Integrating Positive and Negative Thermal Quenching Effect for Ultrasensitive Ratiometric Temperature Sensing and Anti-counterfeiting.

Abstract

Fluorescence intensity ratio-based temperature sensing with a self-referencing characteristic is highly demanded for reliable and accurate sensing. Although enormous efforts have been devoted to explore high-performance luminescent temperature probes, it remains a daunting challenge to achieve highly relative sensitivity which determines temperature resolution. Herein, we employ a novel strategy to achieve temperature probes with ultrahigh relative sensitivity through integrating both positive and negative thermal quenching effect into a hydrogel. Specifically, Er3+ ions show evidently a positive thermal quenching effect in Yb/Er:NaYF4@NaYF4 nanocrystals while Nd3+ and Tm3+ ions in a Yb2W3O12 bulk exhibit prominently a negative thermal quenching effect.
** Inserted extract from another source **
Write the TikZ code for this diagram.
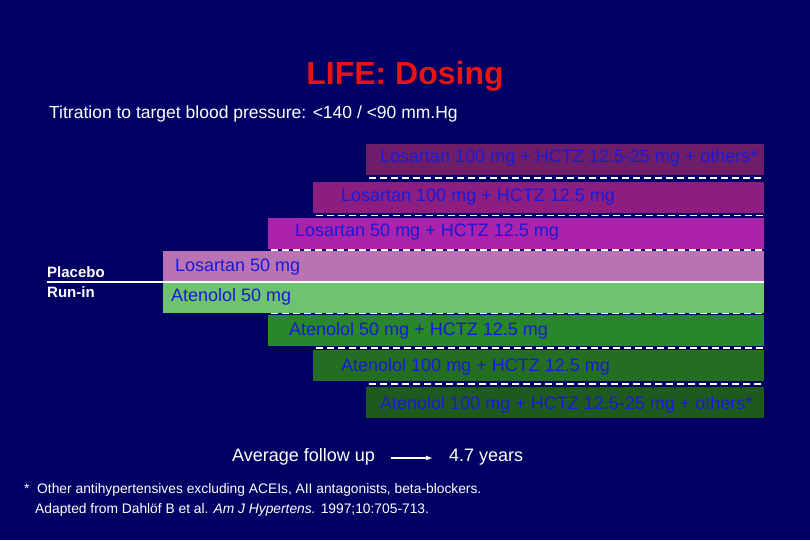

With elevating temperature from 313 to 553 K, the fluorescence intensity ratio of Er (540 nm) to Nd (799 nm) and Tm (796 nm) to Er (540 nm) is significantly decreased about 1654 times and increased about 14,422 times, respectively. The maximum relative sensitivity of 15.3% K-1 at 553 K and 23.84% K-1 at 380 K are achieved. The strategy developed in this work sheds light on highly sensitive probes using lanthanide ion-doped materials.